Strategic value or profit?

Often, a company will not have the necessary resources to achieve both goals of building profits and developing underlying assets. When do you focus? TOM McKASKILL has some pointers.

By Tom McKaskill

I often confront entrepreneurs with a stark choice – what is the best strategy to prepare your business for a sale – build up the profits or develop underlying assets and capabilities for a strategic sale.

You might well ask: “Why can’t you do both?” I am sure that some companies can, but when you look at the processes involved and the priorities that will place on where to use your surplus cash, you often see is a clear choice – you don’t have the resources to do both, so you need to decide which strategy is going to give you the highest exit price.

Companies that are sold on an EBIT multiple are those that provide the buyer with a platform that enables the buyer to generate a stream of future earnings through the use of the resources contained within the acquired business.

While these might be augmented by the buyer through the insertion of better processes, more capable management and better funding, essentially it is the same underlying business that is generating the profit stream. Thus any acquisition valuation will be based on net present value of those future earnings.

Most businesses fall into this category. Thus financial buyers typically buy retail, wholesale, light manufacturing, transport, property and services based businesses.

You increase the value of such businesses by reducing the inherent risks for the buyer, improving the visibility and reliability of future earnings forecasts, improving on-going profitability, building growth into the business and finding ways to create growth potential for the buyer.

By contrast, those businesses that appeal to strategic buyers have some underlying assets or capabilities that a large corporation can exploit through the buyer’s own organisation. Small companies will often develop products or services that can be sold by the acquirer through the buyer’s very large distribution channels.

In the right circumstances, a buyer might be able to scale the revenue by 50 to 100 times that of the seller just by having the right access to global customers. The key to a strategic sale is to find a large corporation who can exploit the underlying asset or capability of the seller to generate very large revenues.

In these situations the size, revenue, number of customers or employees or level of profits of the seller may be entirely irrelevant. It is the size of the revenue opportunity of the buyer that is the key to a strategic value.

Thus a business that has the right type of assets or capabilities that can generate such strategic value may be much better off by putting additional effort into developing those assets and capabilities to provide greater or earlier revenue generating power for the intended buyer.
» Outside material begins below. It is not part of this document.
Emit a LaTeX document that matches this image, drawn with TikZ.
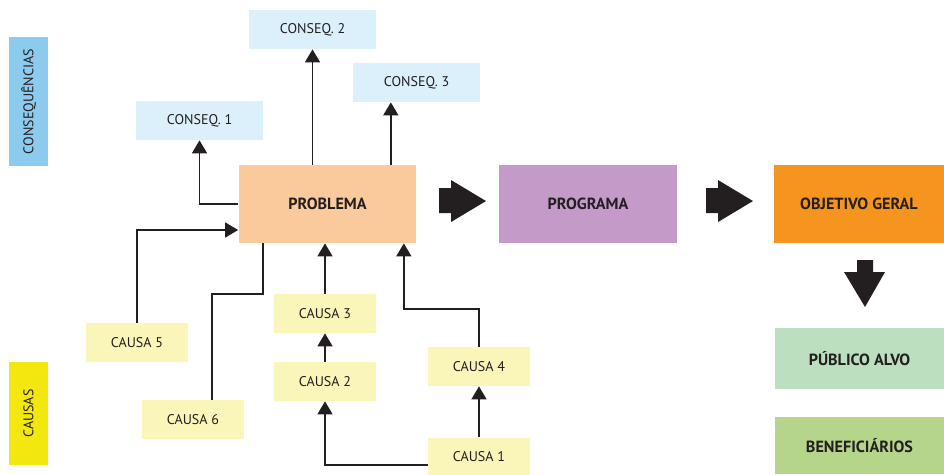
\documentclass[tikz,border=0pt]{standalone}
\usepackage{fontspec}
\setmainfont{PT Sans}
\usepackage{xcolor}
\usepackage{tikz}
\usetikzlibrary{arrows.meta, positioning}

\definecolor{azulClaro}{HTML}{DCF0FB}
\definecolor{azulRotulo}{HTML}{8DCBEE}
\definecolor{amareloClaro}{HTML}{FAF6B9}
\definecolor{amareloRotulo}{HTML}{F2E80F}
\definecolor{pessego}{HTML}{FBCA9C}
\definecolor{lilas}{HTML}{C49BC8}
\definecolor{laranja}{HTML}{F5951F}
\definecolor{verdeClaro}{HTML}{BCDFC0}
\definecolor{verdeMedio}{HTML}{B4D58A}
\definecolor{tinta}{HTML}{231F20}

\tikzset{
  caixa/.style={inner sep=0pt, text=tinta, font=\fontsize{8}{9.6}\selectfont},
  conseq/.style={caixa, fill=azulClaro, minimum width=2.54cm, minimum height=0.78cm},
  causa/.style={caixa, fill=amareloClaro, minimum width=2.04cm, minimum height=0.78cm},
  bloco/.style={caixa, minimum width=3.56cm, minimum height=1.56cm, font=\fontsize{9.2}{11}\selectfont\bfseries},
  rotulo/.style={caixa, rotate=90, minimum width=0.78cm},
  liga/.style={draw=tinta, line width=1pt},
  seta/.style={liga, -{Triangle[length=7.4pt, width=8.5pt]}},
  setagrande/.style={fill=tinta}
}

\begin{document}
\begin{tikzpicture}[x=0.02cm, y=-0.02cm]

    % fixa as margens
    \useasboundingbox (0,0) rectangle (944,474);

    % ==========================================
    % ROTULOS LATERAIS
    % ==========================================
    \node[rotulo, fill=azulRotulo, minimum height=0.78cm, minimum width=2.58cm] (lblConseq) at (28.5,101.5) {CONSEQUÊNCIAS};
    \node[rotulo, fill=amareloRotulo, minimum height=0.78cm, minimum width=2.06cm] (lblCausas) at (28.5,413.5) {CAUSAS};

    % ==========================================
    % CONSEQUENCIAS
    % ==========================================
    \node[conseq] (conseq1) at (199.5,120.5) {CONSEQ. 1};
    \node[conseq] (conseq2) at (312.5,29.5) {CONSEQ. 2};
    \node[conseq] (conseq3) at (416.5,82.5) {CONSEQ. 3};

    % ==========================================
    % CADEIA PRINCIPAL
    % ==========================================
    \node[bloco, fill=pessego] (problema) at (327.5,204) {PROBLEMA};
    \node[bloco, fill=lilas] (programa) at (588,204) {PROGRAMA};
    \node[bloco, fill=laranja, minimum width=3.4cm] (objetivo) at (859,204) {OBJETIVO GERAL};
    \node[bloco, fill=verdeClaro, minimum width=3.38cm, minimum height=1.22cm] (publico) at (859.5,358.5) {PÚBLICO ALVO};
    \node[bloco, fill=verdeMedio, minimum width=3.38cm, minimum height=1.14cm] (beneficiarios) at (859.5,445.5) {BENEFICIÁRIOS};

    % ==========================================
    % CAUSAS
    % ==========================================
    \node[causa] (causa1) at (479,457) {CAUSA 1};
    \node[causa] (causa2) at (325,381.5) {CAUSA 2};
    \node[causa] (causa3) at (325,313.5) {CAUSA 3};
    \node[causa] (causa4) at (479,366.5) {CAUSA 4};
    \node[causa] (causa5) at (137,342.5) {CAUSA 5};
    \node[causa] (causa6) at (193,419.5) {CAUSA 6};

    % ==========================================
    % LIGACOES
    % ==========================================
    % problema -> consequencias
    \draw[seta] (problema.west) -| (conseq1.south);
    \draw[seta] (conseq2.south |- problema.north) -- (conseq2.south);
    \draw[seta] ([xshift=-0.52cm]problema.north east) -- ([xshift=-0.52cm]problema.north east |- conseq3.south);

    % causas -> problema
    \draw[seta] (causa5.north) |- ([yshift=-0.52cm]problema.west);
    \draw[liga] ([xshift=0.5cm]problema.south west) -- ++(0,51) -| ([xshift=0.38cm]causa6.north);
    \draw[seta] (causa3.north) -- (causa3.north |- problema.south);
    \draw[seta] (causa2.north) -- (causa3.south);
    \draw[seta] ([yshift=-0.16cm]causa1.west) -| (causa2.south);
    \draw[seta] (causa1.north) -- (causa4.south);
    \draw[seta] (causa4.north) -- ++(0,-38) -| ([xshift=-0.26cm]problema.south east);

    % setas grandes
    \fill[setagrande] (439,188) -- (451,188) -- (451,180) -- (486,201) -- (451,222) -- (451,213) -- (439,213) -- cycle;
    \fill[setagrande] (706,188) -- (718,188) -- (718,180) -- (753,201) -- (718,222) -- (718,213) -- (706,213) -- cycle;
    \fill[setagrande] (857,260) -- (873,260) -- (873,272) -- (885,272) -- (865,307) -- (844,272) -- (857,272) -- cycle;

\end{tikzpicture}
\end{document}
A higher exit price will be achieved if the buyer can scale or replicate the asset or capability faster and can integrate the seller’s business quicker. The only size consideration for the seller is to be big enough to provide the launch platform for the buyer to fully and quickly exploit the strategic value.

Strategic sales normally generate much higher exit values. Take the time to consider how you might develop your business to generate more strategic value.